CINEMA DELL’ANIMA

Filming the Soul: the Cinema dell’anima movement in Contemporary Italian Cinema

In recent years, there has arisen a new wave of Italian filmmakers who independently but
consistently develop a humanist, posthumanist, poetic realist, and magical neorealist, form of
cinema, in which they often shoot on 16mm, use a docu-fiction method, explore rural traditions,
include non-human (animal) characters, and, above all, illustrate the invisible nature of the soul.
In a previous article, I proposed to name this movement cinema dell’anima, identifying
Michelangelo Frammartino, Pietro Marcello, and Alice Rohrwacher as the forerunner auteurs
who, each in their own individual way, seek to portray the soul onscreen.

This video essay uses clips from “Le quattro volte”, “Bella e perduta”, and “Lazzaro felice” to analyze how a posthumanist poetic and anthropological subjectivity can affect the viewer and change perceptions of the outside world through the cinematic medium.

As Gilles Deleuze stated: “The question is no longer: does cinema give us the illusion of the world?
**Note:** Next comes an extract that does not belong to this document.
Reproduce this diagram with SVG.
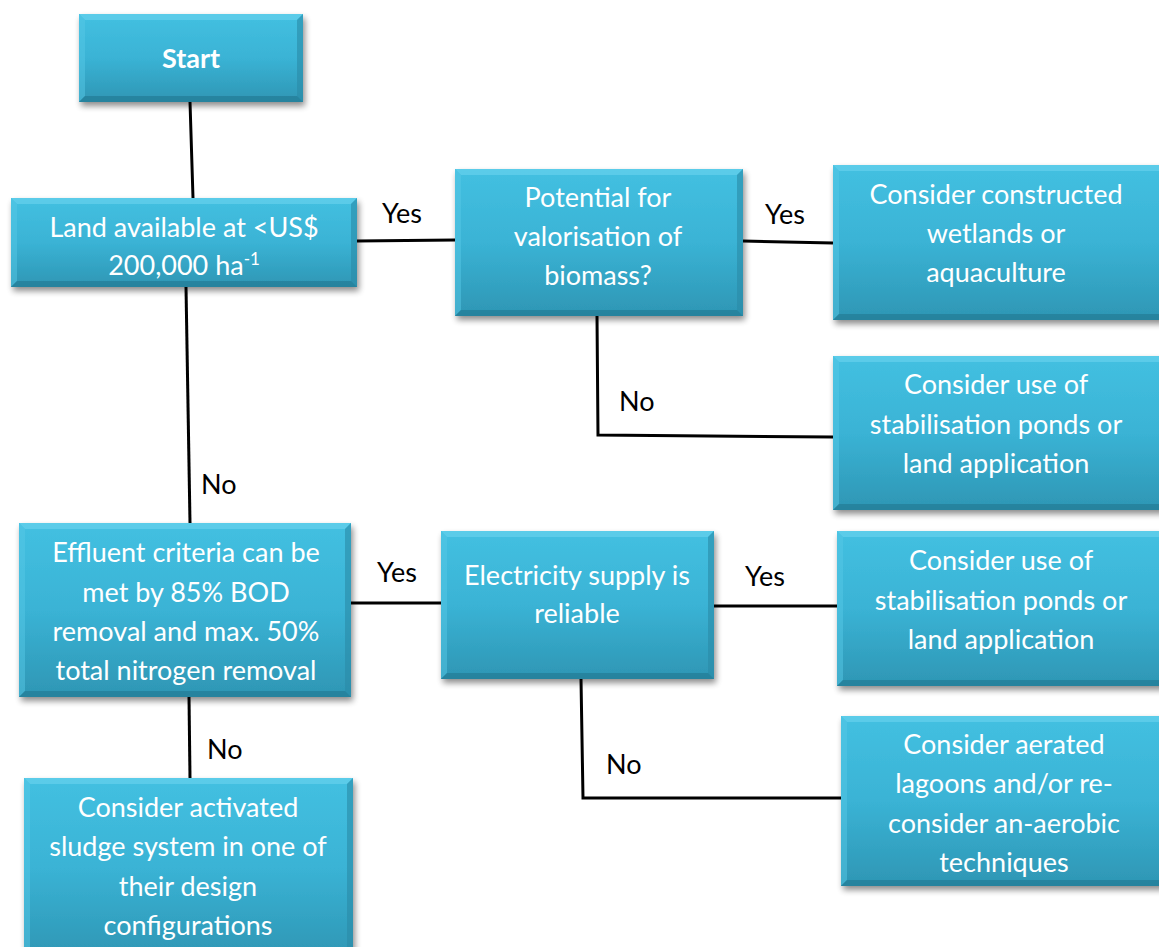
<svg xmlns="http://www.w3.org/2000/svg" width="1159" height="947" viewBox="0 0 1159 947">
<defs>
<linearGradient id="g" x1="0" y1="0" x2="0" y2="1">
<stop offset="0" stop-color="#43C0E1"/>
<stop offset="0.5" stop-color="#3AB3D5"/>
<stop offset="1" stop-color="#2E96B4"/>
</linearGradient>
<filter id="sh" x="-10%" y="-10%" width="130%" height="130%">
<feGaussianBlur in="SourceAlpha" stdDeviation="3"/>
<feOffset dx="2" dy="4" result="b"/>
<feComponentTransfer><feFuncA type="linear" slope="0.45"/></feComponentTransfer>
<feMerge><feMergeNode/><feMergeNode in="SourceGraphic"/></feMerge>
</filter>
</defs>
<style>
.box{fill:url(#g);filter:url(#sh)}
.bt{fill:#6DD3EE;opacity:0.6}
.bl{fill:#55C7E6;opacity:0.5}
.br{fill:#2A8AA6;opacity:0.6}
.bb{fill:#22768F;opacity:0.6}
.t{font-family:Lato,"Open Sans",sans-serif;font-size:27px;fill:#FFFFFF;text-anchor:middle}
.lb{font-family:Lato,"Open Sans",sans-serif;font-size:27px;fill:#000000}
.c{fill:none;stroke:#000000;stroke-width:3}
</style>
<rect width="1159" height="947" fill="#FFFFFF"/>
<g id="connectors">
<path class="c" d="M190,102 L193,198"/>
<path class="c" d="M357,241 L455,240"/>
<path class="c" d="M743,241 L833,243"/>
<path class="c" d="M597,316 L598,435 L833,437"/>
<path class="c" d="M186,287 L190,523"/>
<path class="c" d="M351,603 L441,603"/>
<path class="c" d="M714,606 L837,606"/>
<path class="c" d="M581,679 L583,798 L841,798"/>
<path class="c" d="M189,697 L190,778"/>
<text class="lb" x="382" y="223">Yes</text>
<text class="lb" x="765" y="224">Yes</text>
<text class="lb" x="619" y="411">No</text>
<text class="lb" x="201" y="494">No</text>
<text class="lb" x="377" y="582">Yes</text>
<text class="lb" x="745" y="586">Yes</text>
<text class="lb" x="606" y="774">No</text>
<text class="lb" x="207" y="759">No</text>
</g>
<g id="start">
<rect class="box" x="79" y="14" width="224" height="88"/>
<polygon class="bt" points="79,14 303,14 297,20 85,20"/>
<polygon class="bl" points="79,14 85,20 85,96 79,102"/>
<polygon class="br" points="303,14 303,102 297,96 297,20"/>
<polygon class="bb" points="79,102 303,102 297,96 85,96"/>
<text class="t" x="191" y="68" font-weight="bold">Start</text>
</g>
<g id="land">
<rect class="box" x="11" y="198" width="346" height="89"/>
<polygon class="bt" points="11,198 357,198 351,204 17,204"/>
<polygon class="bl" points="11,198 17,204 17,281 11,287"/>
<polygon class="br" points="357,198 357,287 351,281 351,204"/>
<polygon class="bb" points="11,287 357,287 351,281 17,281"/>
<text class="t" x="184" y="237">Land available at &lt;US$</text>
<text class="t" x="184" y="275">200,000 ha<tspan font-size="17" dy="-10">-1</tspan></text>
</g>
<g id="potential">
<rect class="box" x="455" y="169" width="288" height="147"/>
<polygon class="bt" points="455,169 743,169 737,175 461,175"/>
<polygon class="bl" points="455,169 461,175 461,310 455,316"/>
<polygon class="br" points="743,169 743,316 737,310 737,175"/>
<polygon class="bb" points="455,316 743,316 737,310 461,310"/>
<text class="t" x="598" y="207">Potential for</text>
<text class="t" x="598" y="246">valorisation of</text>
<text class="t" x="598" y="285">biomass?</text>
</g>
<g id="constructed">
<rect class="box" x="833" y="165" width="335" height="155"/>
<polygon class="bt" points="833,165 1168,165 1162,171 839,171"/>
<polygon class="bl" points="833,165 839,171 839,314 833,320"/>
<polygon class="bb" points="833,320 1168,320 1162,314 839,314"/>
<text class="t" x="996" y="204">Consider constructed</text>
<text class="t" x="996" y="243">wetlands or</text>
<text class="t" x="996" y="282">aquaculture</text>
</g>
<g id="stab1">
<rect class="box" x="833" y="356" width="335" height="154"/>
<polygon class="bt" points="833,356 1168,356 1162,362 839,362"/>
<polygon class="bl" points="833,356 839,362 839,504 833,510"/>
<polygon class="bb" points="833,510 1168,510 1162,504 839,504"/>
<text class="t" x="996" y="394">Consider use of</text>
<text class="t" x="996" y="434">stabilisation ponds or</text>
<text class="t" x="996" y="473">land application</text>
</g>
<g id="effluent">
<rect class="box" x="19" y="523" width="332" height="174"/>
<polygon class="bt" points="19,523 351,523 345,529 25,529"/>
<polygon class="bl" points="19,523 25,529 25,691 19,697"/>
<polygon class="br" points="351,523 351,697 345,691 345,529"/>
<polygon class="bb" points="19,697 351,697 345,691 25,691"/>
<text class="t" x="186" y="562">Effluent criteria can be</text>
<text class="t" x="186" y="602">met by 85% BOD</text>
<text class="t" x="186" y="641">removal and max. 50%</text>
<text class="t" x="186" y="680">total nitrogen removal</text>
</g>
<g id="electricity">
<rect class="box" x="441" y="531" width="273" height="148"/>
<polygon class="bt" points="441,531 714,531 708,537 447,537"/>
<polygon class="bl" points="441,531 447,537 447,673 441,679"/>
<polygon class="br" points="714,531 714,679 708,673 708,537"/>
<polygon class="bb" points="441,679 714,679 708,673 447,673"/>
<text class="t" x="577" y="585">Electricity supply is</text>
<text class="t" x="577" y="623">reliable</text>
</g>
<g id="stab2">
<rect class="box" x="837" y="531" width="330" height="155"/>
<polygon class="bt" points="837,531 1167,531 1161,537 843,537"/>
<polygon class="bl" points="837,531 843,537 843,680 837,686"/>
<polygon class="bb" points="837,686 1167,686 1161,680 843,680"/>
<text class="t" x="1001" y="570">Consider use of</text>
<text class="t" x="1001" y="610">stabilisation ponds or</text>
<text class="t" x="1001" y="649">land application</text>
</g>
<g id="aerated">
<rect class="box" x="841" y="716" width="325" height="170"/>
<polygon class="bt" points="841,716 1166,716 1160,722 847,722"/>
<polygon class="bl" points="841,716 847,722 847,880 841,886"/>
<polygon class="bb" points="841,886 1166,886 1160,880 847,880"/>
<text class="t" x="1004" y="754">Consider aerated</text>
<text class="t" x="1004" y="793">lagoons and/or re-</text>
<text class="t" x="1004" y="833">consider an-aerobic</text>
<text class="t" x="1004" y="872">techniques</text>
</g>
<g id="activated">
<rect class="box" x="24" y="778" width="329" height="180"/>
<polygon class="bt" points="24,778 353,778 347,784 30,784"/>
<polygon class="bl" points="24,778 30,784 30,952 24,958"/>
<polygon class="br" points="353,778 353,958 347,952 347,784"/>
<text class="t" x="188" y="817">Consider activated</text>
<text class="t" x="188" y="856">sludge system in one of</text>
<text class="t" x="188" y="896">their design</text>
<text class="t" x="188" y="935">configurations</text>
</g>
</svg>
But: how does cinema restore our belief in the world?” By making the invisible visible, and, more specifically, by making palpable the intangible soul, cinema dell’anima can thus be considered an expression of faith and an effort to raise awareness around us in the hopes of making the world a better place.

VIDEO ESSAY

Presented in the Keynote Speech at the Canadian Association of Italian Studies for their Annual Conference at the University of Bologna, June 9th 2025.

A former version was also presented at the Journal of Italian Cinema & Media Studies Conference “Italian Cinema and Media: Past and Present, Continuity and Change, Expectations for the Future” Rome, June 16-18 2022.

For more information on this movement, check out my analysis published as “Cinema dell’anima. For a Transcendental, Post-humanist, Poetic Cinema,” in L’avventura, International Journal of Italian Film and Media Landscapes 1/2021: 3-22.

PODCAST – Capolavoro! Cinema dell’anima

Hosted by: Ken Barrett (UK based visual artist, writer, podcaster) and Russ Kilbourn (Wilfrid Laurier University, Canada)

In this podcast we discuss Maria Giménez Cavallo’s concept of ‘cinema dell’anima’, (Cinema of the Soul), an idea triggered by three Italian films from the last two decades. Maria’s concept has three elements and she highlights a film for each: transcendental – ‘ Le Quattro Volte’ (2010) directed by Michelangelo Frammartino; posthumanism – ‘Bella e Perduta’ (2015) directed by Pietro Marcello; poetic realism – ‘Lazzaro Felice’ (2018) directed by Alice Rohrwacher. Maria outlines the story of each film and the aspects that support her thesis and we go on to discuss other films that can be categorised in this way and writers who have influenced Maria’s thinking, including Paul Schrader’s book ‘Transcendental style in film’ and Gilles Deleuze’s Cinema 2, and other directors. Maria also speaks about having worked with Marcello and Rohrwacher on their recent documentary ‘Futura’ and how filming in Sardinia led to her own first feature ‘Anime Galleggianti’ (Wandering Souls) a reimagining of Ovid’s ‘Metamorphoses’, and she also talks about her upcoming film.